- What needs to be done -
Copy each line of the entries beneath that contains the word "matplotlib".

- Provided data -
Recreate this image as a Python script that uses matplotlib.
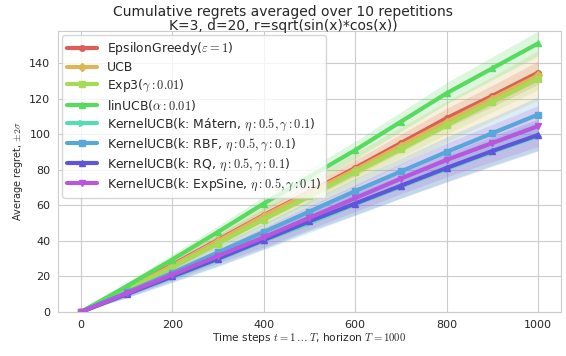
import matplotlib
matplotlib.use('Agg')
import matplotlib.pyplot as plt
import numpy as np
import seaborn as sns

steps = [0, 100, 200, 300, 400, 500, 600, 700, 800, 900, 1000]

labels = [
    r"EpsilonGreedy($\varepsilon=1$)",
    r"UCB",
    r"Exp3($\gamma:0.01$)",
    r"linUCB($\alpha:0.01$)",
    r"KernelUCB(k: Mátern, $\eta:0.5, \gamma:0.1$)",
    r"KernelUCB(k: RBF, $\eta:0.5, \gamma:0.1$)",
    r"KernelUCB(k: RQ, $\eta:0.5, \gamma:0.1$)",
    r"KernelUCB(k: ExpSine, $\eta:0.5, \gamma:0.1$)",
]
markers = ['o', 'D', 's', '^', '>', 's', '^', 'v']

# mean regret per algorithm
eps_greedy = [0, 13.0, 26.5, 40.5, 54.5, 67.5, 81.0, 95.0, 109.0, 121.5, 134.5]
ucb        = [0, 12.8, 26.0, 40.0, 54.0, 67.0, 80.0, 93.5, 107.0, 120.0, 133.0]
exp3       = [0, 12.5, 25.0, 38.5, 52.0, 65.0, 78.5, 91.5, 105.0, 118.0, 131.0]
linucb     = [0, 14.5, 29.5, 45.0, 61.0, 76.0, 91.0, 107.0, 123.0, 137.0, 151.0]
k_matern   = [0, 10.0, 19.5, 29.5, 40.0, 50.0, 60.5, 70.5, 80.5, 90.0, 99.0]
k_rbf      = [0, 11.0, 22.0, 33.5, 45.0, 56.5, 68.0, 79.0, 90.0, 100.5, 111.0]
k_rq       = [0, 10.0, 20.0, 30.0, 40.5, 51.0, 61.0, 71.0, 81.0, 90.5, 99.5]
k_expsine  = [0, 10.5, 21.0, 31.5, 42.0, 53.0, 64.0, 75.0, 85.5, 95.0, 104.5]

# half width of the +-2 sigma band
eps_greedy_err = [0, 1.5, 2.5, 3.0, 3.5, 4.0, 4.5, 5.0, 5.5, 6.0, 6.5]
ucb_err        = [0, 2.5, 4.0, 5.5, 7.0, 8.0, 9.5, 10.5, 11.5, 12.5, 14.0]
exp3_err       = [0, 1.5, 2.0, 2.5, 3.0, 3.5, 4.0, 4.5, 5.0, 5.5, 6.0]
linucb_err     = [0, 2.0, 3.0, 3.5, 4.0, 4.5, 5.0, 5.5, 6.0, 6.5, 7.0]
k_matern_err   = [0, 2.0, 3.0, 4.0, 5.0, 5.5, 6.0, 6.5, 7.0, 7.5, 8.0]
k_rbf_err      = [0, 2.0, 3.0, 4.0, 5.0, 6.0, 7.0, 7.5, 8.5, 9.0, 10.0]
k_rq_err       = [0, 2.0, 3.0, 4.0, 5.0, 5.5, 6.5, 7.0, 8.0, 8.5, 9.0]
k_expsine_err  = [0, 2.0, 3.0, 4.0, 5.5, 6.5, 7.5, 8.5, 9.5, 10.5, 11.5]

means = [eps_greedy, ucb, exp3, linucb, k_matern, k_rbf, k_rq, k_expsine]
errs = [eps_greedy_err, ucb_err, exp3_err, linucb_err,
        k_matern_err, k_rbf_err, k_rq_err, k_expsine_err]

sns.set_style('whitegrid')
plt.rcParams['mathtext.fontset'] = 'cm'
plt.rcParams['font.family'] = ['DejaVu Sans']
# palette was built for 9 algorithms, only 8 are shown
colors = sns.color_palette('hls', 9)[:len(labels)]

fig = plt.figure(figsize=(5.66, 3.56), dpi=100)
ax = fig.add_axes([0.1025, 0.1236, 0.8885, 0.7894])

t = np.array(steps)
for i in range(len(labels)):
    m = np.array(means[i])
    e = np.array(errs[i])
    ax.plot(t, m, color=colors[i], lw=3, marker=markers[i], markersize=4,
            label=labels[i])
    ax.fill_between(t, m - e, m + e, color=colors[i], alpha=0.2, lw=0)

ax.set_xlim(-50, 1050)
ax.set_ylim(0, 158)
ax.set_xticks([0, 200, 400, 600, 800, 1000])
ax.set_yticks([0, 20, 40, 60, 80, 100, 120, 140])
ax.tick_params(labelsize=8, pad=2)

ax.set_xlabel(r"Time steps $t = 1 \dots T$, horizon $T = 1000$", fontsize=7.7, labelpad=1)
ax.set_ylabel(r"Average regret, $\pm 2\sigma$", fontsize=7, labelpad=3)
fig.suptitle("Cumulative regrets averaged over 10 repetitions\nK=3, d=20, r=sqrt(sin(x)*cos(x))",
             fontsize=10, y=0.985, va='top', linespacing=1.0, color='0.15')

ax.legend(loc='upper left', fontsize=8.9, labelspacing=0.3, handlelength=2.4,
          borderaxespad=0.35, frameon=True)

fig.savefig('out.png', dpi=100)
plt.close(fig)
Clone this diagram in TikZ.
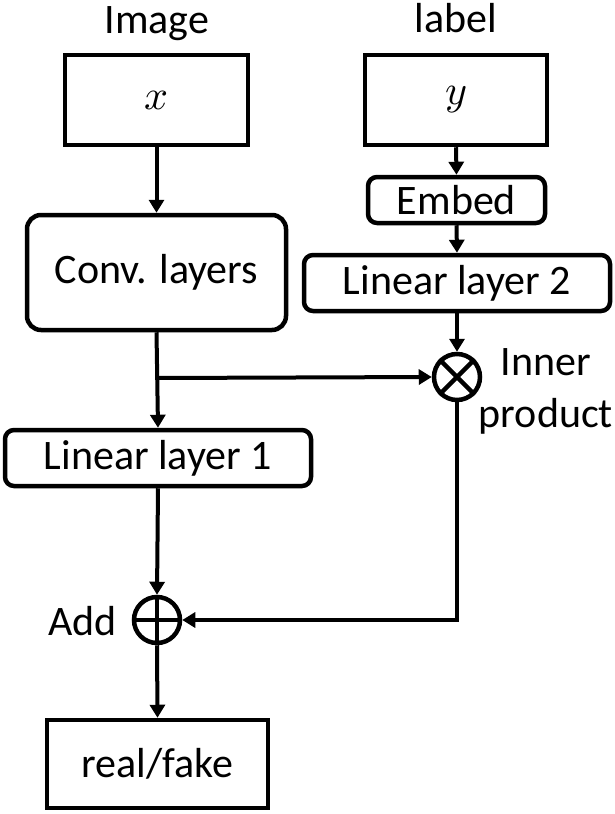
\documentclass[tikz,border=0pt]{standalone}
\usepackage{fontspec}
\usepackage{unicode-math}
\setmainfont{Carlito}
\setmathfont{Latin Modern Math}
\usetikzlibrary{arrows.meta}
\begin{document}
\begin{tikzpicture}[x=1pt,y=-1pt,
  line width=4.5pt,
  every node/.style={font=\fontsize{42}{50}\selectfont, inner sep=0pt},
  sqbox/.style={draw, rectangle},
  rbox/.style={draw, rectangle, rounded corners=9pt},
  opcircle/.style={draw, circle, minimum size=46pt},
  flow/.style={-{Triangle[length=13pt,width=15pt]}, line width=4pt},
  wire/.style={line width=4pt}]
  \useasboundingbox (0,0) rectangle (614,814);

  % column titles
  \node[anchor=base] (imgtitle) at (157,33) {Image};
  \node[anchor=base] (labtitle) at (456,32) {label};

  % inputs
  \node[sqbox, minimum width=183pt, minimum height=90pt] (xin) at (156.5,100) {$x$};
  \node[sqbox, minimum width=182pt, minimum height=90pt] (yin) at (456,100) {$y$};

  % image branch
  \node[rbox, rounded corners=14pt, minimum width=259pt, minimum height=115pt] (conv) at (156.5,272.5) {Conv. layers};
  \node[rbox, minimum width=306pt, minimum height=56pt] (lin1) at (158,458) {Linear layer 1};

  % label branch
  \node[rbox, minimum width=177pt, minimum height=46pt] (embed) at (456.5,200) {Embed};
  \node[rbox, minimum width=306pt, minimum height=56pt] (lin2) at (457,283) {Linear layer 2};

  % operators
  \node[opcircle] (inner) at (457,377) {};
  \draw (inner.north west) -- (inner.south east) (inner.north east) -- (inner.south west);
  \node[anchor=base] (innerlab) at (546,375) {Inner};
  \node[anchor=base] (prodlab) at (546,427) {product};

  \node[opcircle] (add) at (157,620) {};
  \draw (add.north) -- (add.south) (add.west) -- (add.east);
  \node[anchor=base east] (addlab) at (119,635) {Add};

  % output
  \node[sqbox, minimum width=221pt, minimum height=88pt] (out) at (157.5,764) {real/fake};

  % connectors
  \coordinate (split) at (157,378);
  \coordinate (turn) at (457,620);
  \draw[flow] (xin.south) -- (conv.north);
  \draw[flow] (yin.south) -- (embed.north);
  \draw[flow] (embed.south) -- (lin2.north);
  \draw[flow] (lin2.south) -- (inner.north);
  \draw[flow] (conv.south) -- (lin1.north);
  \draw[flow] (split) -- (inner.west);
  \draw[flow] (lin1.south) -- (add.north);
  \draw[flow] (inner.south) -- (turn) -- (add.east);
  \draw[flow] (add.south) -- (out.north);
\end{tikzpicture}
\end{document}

- Finished task -
Recreate this image as a Python script that uses matplotlib.
import matplotlib
matplotlib.use('Agg')
import matplotlib.pyplot as plt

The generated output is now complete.